▶ **Prompt**
Your task is to retype, word for word, the lines from the start of the data through the line holding "import pandas as pd". Do not include the pictures.

▶ **Provided material**
* start *

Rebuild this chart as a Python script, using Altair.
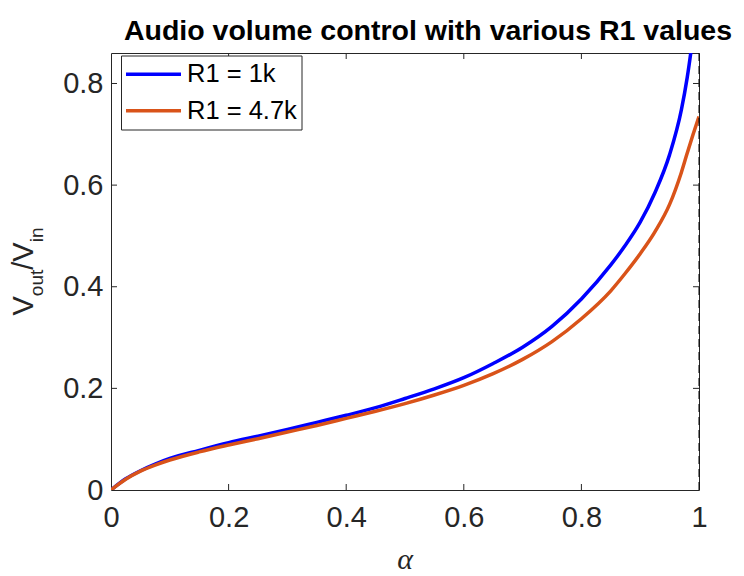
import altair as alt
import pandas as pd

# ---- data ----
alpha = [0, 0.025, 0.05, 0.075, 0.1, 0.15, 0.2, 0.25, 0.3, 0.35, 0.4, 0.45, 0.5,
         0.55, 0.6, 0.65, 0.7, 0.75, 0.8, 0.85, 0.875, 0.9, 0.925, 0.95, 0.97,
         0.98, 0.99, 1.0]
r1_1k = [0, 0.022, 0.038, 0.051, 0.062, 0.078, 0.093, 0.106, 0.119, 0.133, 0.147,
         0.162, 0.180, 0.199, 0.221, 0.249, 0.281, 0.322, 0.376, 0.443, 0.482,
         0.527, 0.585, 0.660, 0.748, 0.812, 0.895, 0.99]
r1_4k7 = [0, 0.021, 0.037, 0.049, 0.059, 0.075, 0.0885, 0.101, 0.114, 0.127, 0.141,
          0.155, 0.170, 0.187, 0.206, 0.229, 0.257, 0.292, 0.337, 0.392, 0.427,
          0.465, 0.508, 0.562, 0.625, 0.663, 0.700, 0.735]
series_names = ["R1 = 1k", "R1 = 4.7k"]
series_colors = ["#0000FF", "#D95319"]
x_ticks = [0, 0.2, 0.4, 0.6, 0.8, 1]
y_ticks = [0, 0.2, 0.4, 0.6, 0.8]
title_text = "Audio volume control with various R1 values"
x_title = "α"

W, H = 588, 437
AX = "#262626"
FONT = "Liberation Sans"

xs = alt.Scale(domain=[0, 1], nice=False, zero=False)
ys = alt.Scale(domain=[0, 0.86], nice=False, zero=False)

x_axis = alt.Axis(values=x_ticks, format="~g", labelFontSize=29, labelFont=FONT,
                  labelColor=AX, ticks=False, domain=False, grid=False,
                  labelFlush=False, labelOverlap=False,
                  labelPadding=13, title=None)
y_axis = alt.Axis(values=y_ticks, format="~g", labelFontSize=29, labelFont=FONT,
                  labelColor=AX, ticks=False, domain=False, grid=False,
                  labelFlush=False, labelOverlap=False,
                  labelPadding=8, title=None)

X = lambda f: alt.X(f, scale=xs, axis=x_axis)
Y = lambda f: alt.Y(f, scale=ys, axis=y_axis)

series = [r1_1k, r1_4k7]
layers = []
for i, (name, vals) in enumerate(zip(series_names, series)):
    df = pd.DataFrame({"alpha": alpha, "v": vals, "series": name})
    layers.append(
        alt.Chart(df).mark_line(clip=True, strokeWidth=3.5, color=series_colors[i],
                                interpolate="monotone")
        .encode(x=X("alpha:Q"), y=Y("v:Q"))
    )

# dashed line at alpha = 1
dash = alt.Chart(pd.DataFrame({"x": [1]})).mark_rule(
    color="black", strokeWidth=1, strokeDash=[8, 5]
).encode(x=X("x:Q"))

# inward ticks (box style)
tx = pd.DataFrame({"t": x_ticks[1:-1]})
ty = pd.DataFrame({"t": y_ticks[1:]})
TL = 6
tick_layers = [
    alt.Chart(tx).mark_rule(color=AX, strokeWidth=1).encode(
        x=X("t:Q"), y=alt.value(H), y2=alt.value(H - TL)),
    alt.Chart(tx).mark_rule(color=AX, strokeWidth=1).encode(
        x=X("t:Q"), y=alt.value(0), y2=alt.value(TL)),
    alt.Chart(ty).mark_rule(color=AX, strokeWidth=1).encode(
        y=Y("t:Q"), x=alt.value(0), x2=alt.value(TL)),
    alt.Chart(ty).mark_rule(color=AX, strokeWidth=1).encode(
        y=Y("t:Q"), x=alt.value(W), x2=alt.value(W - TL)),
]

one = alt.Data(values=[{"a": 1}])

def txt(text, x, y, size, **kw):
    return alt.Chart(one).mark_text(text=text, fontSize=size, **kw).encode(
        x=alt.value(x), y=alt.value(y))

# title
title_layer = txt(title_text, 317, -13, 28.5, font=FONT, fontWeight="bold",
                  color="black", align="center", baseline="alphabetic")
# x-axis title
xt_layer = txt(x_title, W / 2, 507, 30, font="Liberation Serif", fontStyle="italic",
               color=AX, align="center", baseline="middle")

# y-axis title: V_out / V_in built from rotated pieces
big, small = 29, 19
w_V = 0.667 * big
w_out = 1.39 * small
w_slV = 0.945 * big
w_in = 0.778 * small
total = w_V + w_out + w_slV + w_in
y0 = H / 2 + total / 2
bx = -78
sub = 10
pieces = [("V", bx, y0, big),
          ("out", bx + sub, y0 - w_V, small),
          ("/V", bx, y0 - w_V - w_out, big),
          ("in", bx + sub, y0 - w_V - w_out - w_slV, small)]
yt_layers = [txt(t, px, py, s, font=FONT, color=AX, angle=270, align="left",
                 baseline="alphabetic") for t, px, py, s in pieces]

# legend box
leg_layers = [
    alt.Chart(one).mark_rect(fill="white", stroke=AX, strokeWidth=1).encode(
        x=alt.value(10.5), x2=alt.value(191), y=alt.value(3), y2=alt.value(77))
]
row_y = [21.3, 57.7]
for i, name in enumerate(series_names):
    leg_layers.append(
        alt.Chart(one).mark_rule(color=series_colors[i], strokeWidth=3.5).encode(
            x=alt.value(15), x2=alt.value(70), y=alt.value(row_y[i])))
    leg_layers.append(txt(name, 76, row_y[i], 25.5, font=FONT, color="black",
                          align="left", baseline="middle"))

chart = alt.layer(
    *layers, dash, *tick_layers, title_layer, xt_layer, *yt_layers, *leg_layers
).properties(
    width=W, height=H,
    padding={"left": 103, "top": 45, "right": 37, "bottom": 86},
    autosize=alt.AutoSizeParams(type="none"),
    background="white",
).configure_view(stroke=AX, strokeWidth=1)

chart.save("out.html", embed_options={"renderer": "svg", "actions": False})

* end *

▶ **Response**
Rebuild this chart as a Python script, using Altair.
import altair as alt
import pandas as pd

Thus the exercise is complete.